Harold Pinter was prolific, with more than 30 stage plays, almost as many screenplays and dozens of works of prose and poetry to his name. But while revered masterpieces such as The Birthday Party, No Man’s Land and Betrayal are regularly staged, there are fewer opportunities to see his equally brilliant shorter works.

Director Jamie Lloyd helps correct this with an ambitious season at Pinter’s eponymous theatre taking place over the next few months, staging some of his best one act plays.

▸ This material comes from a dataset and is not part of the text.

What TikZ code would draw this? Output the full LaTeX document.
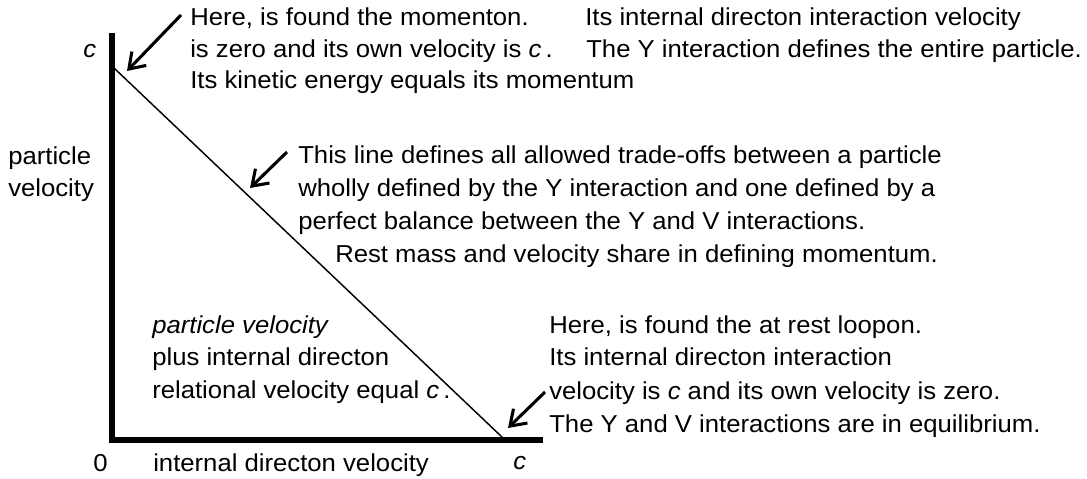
\documentclass[tikz,border=0pt]{standalone}
\usepackage{fontspec}
\setmainfont{Liberation Sans}[FakeStretch=1.05]
\usetikzlibrary{arrows.meta}
\begin{document}
\begin{tikzpicture}[x=0.75pt,y=-0.75pt,
  txt/.style={anchor=base west, inner sep=0pt, font=\fontsize{18.35}{22}\selectfont},
  pointer/.style={line width=2.3pt, -{Straight Barb[length=11pt,width=15pt]}},
  axis/.style={line width=4.8pt, miter limit=10},
  tradeoff/.style={line width=1.1pt}]
\useasboundingbox (0,0) rectangle (1087,478);
% axes
\coordinate (top) at (112,33);
\coordinate (origin) at (112,440);
\coordinate (xend) at (543,440);
\coordinate (diagA) at (114,68);
\coordinate (diagB) at (503,438);
\draw[axis] (top) -- (origin) -- (xend);
\draw[tradeoff] (diagA) -- (diagB);
% axis labels
\node[txt] (cy) at (83,58) {\textit{c}};
\node[txt] (pv1) at (8,164) {particle};
\node[txt] (pv2) at (8,196) {velocity};
\node[txt] (zero) at (93,471) {0};
\node[txt] (xl) at (153,471) {internal directon velocity};
\node[txt] (cx) at (513,469) {\textit{c}};
% top text
\node[txt] (t1) at (190,26) {Here, is found the momenton.};
\node[txt] (t2) at (190,58) {is zero and its own velocity is \textit{c}\,.};
\node[txt] (t3) at (190,89) {Its kinetic energy equals its momentum};
\node[txt] (t4) at (585,26) {Its internal directon interaction velocity};
\node[txt] (t5) at (586,58) {The Y interaction defines the entire particle.};
% middle text
\node[txt] (m1) at (298,163) {This line defines all allowed trade-offs between a particle};
\node[txt] (m2) at (298,196) {wholly defined by the Y interaction and one defined by a};
\node[txt] (m3) at (298,229) {perfect balance between the Y and V interactions.};
\node[txt] (m4) at (335,262) {Rest mass and velocity share in defining momentum.};
% bottom left text
\node[txt] (l1) at (152,333) {\textit{particle velocity}};
\node[txt] (l2) at (152,365) {plus internal directon};
\node[txt] (l3) at (152,398) {relational velocity equal \textit{c}\,.};
% bottom right text
\node[txt] (r1) at (549,333) {Here, is found the at rest loopon.};
\node[txt] (r2) at (549,365) {Its internal directon interaction};
\node[txt] (r3) at (549,399) {velocity is \textit{c} and its own velocity is zero.};
\node[txt] (r4) at (549,432) {The Y and V interactions are in equilibrium.};
% pointers
\coordinate (a1s) at (181,15);
\coordinate (a1e) at (127,71);
\coordinate (a2s) at (287,152);
\coordinate (a2e) at (250,188);
\coordinate (a3s) at (545,392);
\coordinate (a3e) at (508,428);
\draw[pointer] (a1s) -- (a1e);
\draw[pointer] (a2s) -- (a2e);
\draw[pointer] (a3s) -- (a3e);
\end{tikzpicture}
\end{document}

The first instalments, Pinter One and Pinter Two, can be seen in a single day, each offering an insight into a different facet of the playwright’s oeuvre.

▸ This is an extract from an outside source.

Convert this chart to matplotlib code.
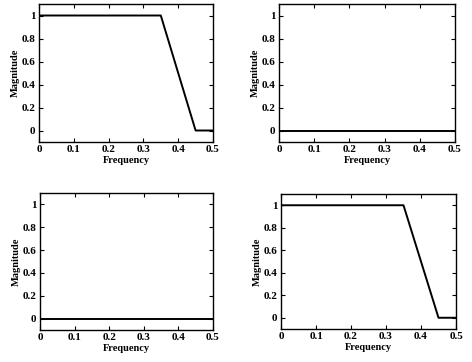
import matplotlib
matplotlib.use("Agg")
import matplotlib.pyplot as plt

# filter response panels: frequency breakpoints and magnitudes
freq = [0.0, 0.35, 0.45, 0.5]
mag_lowpass = [1.0, 1.0, 0.0, 0.0]
mag_zero = [0.0, 0.0, 0.0, 0.0]
panels = [mag_lowpass, mag_zero, mag_zero, mag_lowpass]

xticks = [0, 0.1, 0.2, 0.3, 0.4, 0.5]
xticklabels = ["0", "0.1", "0.2", "0.3", "0.4", "0.5"]
yticks = [0, 0.2, 0.4, 0.6, 0.8, 1]
yticklabels = ["0", "0.2", "0.4", "0.6", "0.8", "1"]

plt.rcParams["font.family"] = ["Liberation Serif", "DejaVu Serif"]
plt.rcParams["font.weight"] = "bold"

W, H = 472, 362
fig = plt.figure(figsize=(W / 100, H / 100), dpi=100)

# axes boxes in pixels: left, top, right, bottom
boxes = [(39, 4, 213, 142), (279, 4, 455, 142),
         (40, 193, 213, 330), (281, 194, 456, 329)]

for (l, t, r, b), mag in zip(boxes, panels):
    ax = fig.add_axes([l / W, 1 - b / H, (r - l) / W, (b - t) / H])
    ax.plot(freq, mag, color="black", linewidth=1.4)
    ax.set_xlim(0, 0.5)
    ax.set_ylim(-0.1, 1.1)
    ax.set_xticks(xticks)
    ax.set_xticklabels(xticklabels)
    ax.set_yticks(yticks)
    ax.set_yticklabels(yticklabels)
    ax.tick_params(direction="in", top=True, right=True, length=3, width=0.8,
                   labelsize=8, pad=2.5)
    for s in ax.spines.values():
        s.set_linewidth(1.0)
    ax.set_xlabel("Frequency", fontsize=7.5, fontweight="bold", labelpad=1)
    ax.set_ylabel("Magnitude", fontsize=7.5, fontweight="bold", labelpad=1)

fig.savefig("out.png", dpi=100)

Pinter One features five short plays, a couple of sketches and a poetry reading. The theme is political oppression, and while each play is distinct, they appear to overlap, the horrors of one spilling into the next, creating a kind of mosaic narrative.

Most chilling is One For the Road, featuring the incredible Antony Sher as an officer in an authoritarian government jovially torturing a dissident, his wife and their child while getting slowly sozzled. Written in 1984, there’s a distinctively Orwellian feel to the piece, a brutal and uncomfortable commentary on totalitarianism and the banality of evil.

Mountain People continues the theme, showing abusive soldiers denying a prisoner’s wife and mother their visiting rights, then refusing to let the older woman speak in her native tongue. There are shadows of the Troubles as well as the Soviet Union to these pieces, depicting a horrifying world where good men are broken and truth is malleable.

Another recently discovered piece entitled The Pres and the Officer is eerily prescient, featuring a vain, imbecilic US President mistakenly nuking London instead of Paris; dressing Jon Culshaw in blonde wig, orange tan and long red tie may have been over-egging the pudding.

Just as eye-opening are the plays in Pinter Two, which focus on the strange nature of love and sex. In The Lover a couple indulge in kinky afternoon role-play sessions until the lines between the “real” and imagined roles become blurred – it’s a hilarious skewering of relationship power dynamics.

The Collection is an even darker, more ambiguous examination of lust and jealousy, with the bisexual ‘slum-boy’ turned fashion designer Bill (Russell Tovey of Being Human) enraging his older ‘sponsor’ by having an affair with the wife of a bloke who now won’t stop hanging around the house helping himself to booze.

It explores ownership, sexual obligation, and, again, the subjectivity of truth. In all of these plays there’s an undercurrent of absurdity, the suggestion that the carefully constructed world around us is only ever a hair’s breadth away from collapsing into utter, irretrievable madness. What a way to spend a day: roll on parts three to seven.